I am aware that being in online BDSM communities can feel a bit daunting at first. As a submissive newbie, there may be an internal pressure to want to be impressive, avoid any missteps, or see the self-appointed honorific "Dom" and immediately feel as if you have to behave with a certain placement (or at least I felt so when I first began). I can assure you that the right Dominant will be looking for what they're looking for within you without pressuring you into a nonagreed-upon and untoward engagement. While it's sadly more normative to receive such messages, it is not normative within the legitimate BDSM structure, one that is highly based on foundational respect and consent for all.  

Initial conversations in D/s are just the same as all conversations. If you would not appreciate someone approaching you in real life and the first thing they said to you was aggressively sexual, then the same rules apply here. Just because someone claims to be in a Dominant role does not mean you have to offer anything. If someone is looking to take something from you without seeking your consent and agreement, that is unacceptable.

Safe, Sane, and Consensual is what we are all about. That is who we are.

As a submissive, you are equally deserving of respect and consideration. You are a person, after all. If you are not within a dynamic, you don't have to do a single thing except have conversations as you would with anyone else, if you even want to engage in the first place. You don't, and should not, call anyone anything, submit to one-sided sexual behavior, power play, or be a pawn in anyone's online fantasy. In truth, you don't even have to respond to anyone. 

A word of caution- thecage is a truly wonderful place. I love being here. It is full of incredible people who care a lot about BDSM and its community and have upheld it for varying degrees of time. However, not everyone on here has your best interest in mind or is who they present to be, just like in life. While many of us would love to be the lamb in the lion's den, make sure you're looking out for yourself with clarity and awareness. <3 

If you're having any trouble, message thecage's moderators! They're always around to help. 

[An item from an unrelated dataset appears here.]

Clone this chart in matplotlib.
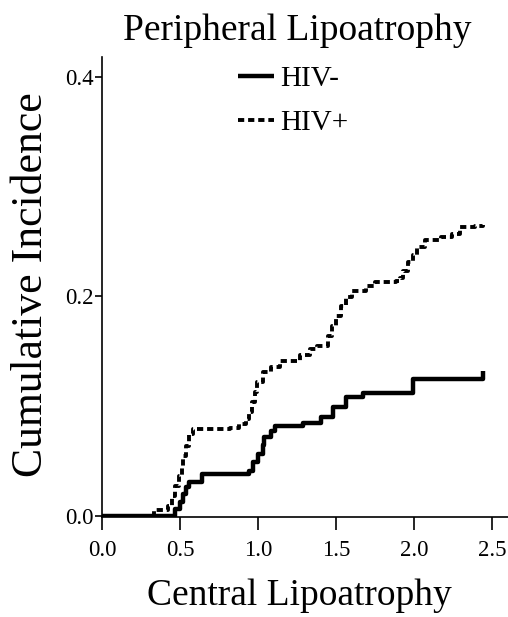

Also, if anyone has any thoughts, corrections, or admissions, feel free to comment. As I said, there are those who know far more than I. 

Until later

-C 

 

 

 

 

2 years ago. March 1, 2022 at 7:45 PM

hi everyone, 

 

first and foremost, it only seems appropriate that, while I am finally, decidedly, creating my own little blog on the cage- a place I have been a member of for about two years now- that I give credit to the lovely Dominant who actually provided me with the metaphoric sentiment this blog is named after; Periapsis. It was in our very initial conversation, myself a newbie to the community and thecage, where my (then new) dear Dominant friend presented an idea that resonated with me deeply, and one I have carried across many facets of my life. So, thank you to Him (respect where respect is forever due)-the man who only speaks in riddles. 

 

*The terms Periapsis and Apoapsis are, most commonly, in relation to celestial orbit*

Apoapsis: the moment an orbiting object is furthest from the object of which it orbits

Periapsis: the moment an orbiting object is closest to the object of which it orbits

 

In relationships of all kinds...in love, in life...there are moments in which you are far and disconnected, in apoapsis. It's natural. Whether in mindset, time, distance, the humdrum of everyday life, scheduling, work, in multitudes; forever orbiting, still held and suspended in a direct, particularity of human connection and closeness. Yet, far from one another. 

But in dear periapsis, you are at your closest point. You know these moments well. Full of laughter, agreement, play, meaning, or quiet understanding. True connection. The strongest, most sacred point of absolute closeness. 

This celestial, orbital notion serves as a fun little metaphor regarding human connection and perhaps serves as a reminder that disconnection is allowed, while simultaneously reminding us to take note of those rare, small moments of connection we are often provided with. 

 

 

anyways, this is what I hope my blog will surround. Via my inconsequential naive ponderings of life and lifestyle, moments of periapsis, apoapsis, and whatever lies in between.